Ron Howard's film, 'based' on a true story (as every second film these days seems to be), is framed and interrupted by ageing old salt, Brendan Gleason, recounting to Hermann Melville (Ben Whishaw - yes, he again!) his experiences 30 years previously in 1820 as cabin boy and general dogsbody on a whaling ship at the age of 14 (Tom Holland, looking at times startlingly like the young Jamie Bell in 'Billy Elliott', such that I half-expected a demonstration of twinkle-toed, terpsichoreal skills). It hardly needs saying that Melville uses information in the account to furnish his 'Moby Dick'. 
Among the ship's crew the most recognisable name to me was Cillian Murphy. 
There's plenty of action - on ship, on small boats and in the sea itself.

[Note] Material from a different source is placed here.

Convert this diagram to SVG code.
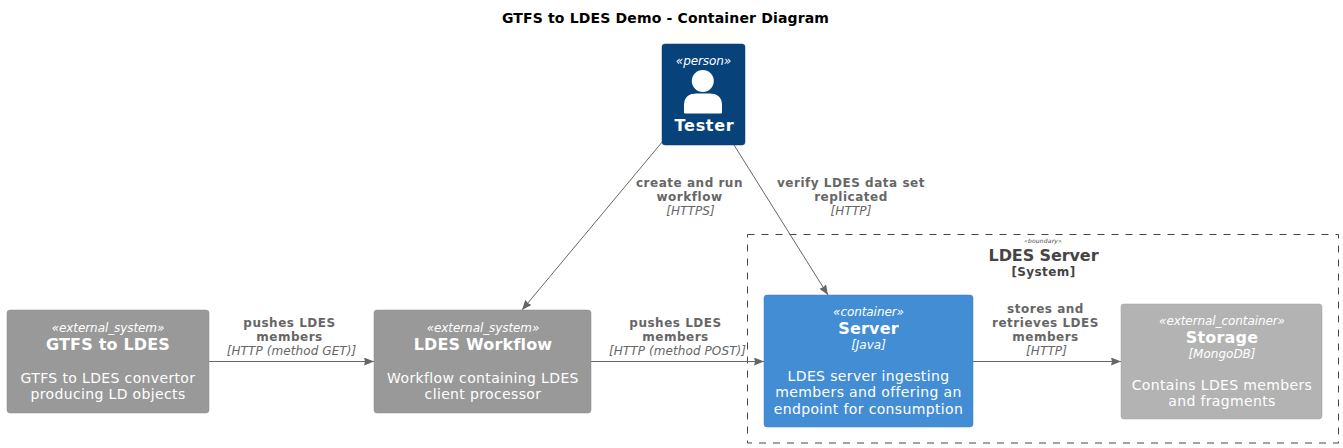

The crew's motivation changes halfway through the film from whale-hunting just to their plain survival, the whale having scuppered their main means of 'transport'. Many in the audience will recognise in the men's fate considerable echoes of Coleridge's epic poem 'The Rime of the Ancient Mariner'.
Being a heavily male-dominated film there are no women's roles of real substance, and the couple that there are only appear on shore prior to the sailing and briefly at the end. 

I didn't find this a particularly satisfying film. If it had been a subject I could have warmed to my verdict might have been different, but apart from some truly remarkable visuals (we expect nothing less these days - and I saw it in 2D while I believe there is also a 3D version at certain venues), it's not a film I can honestly describe as being one that I 'enjoyed'..........................4.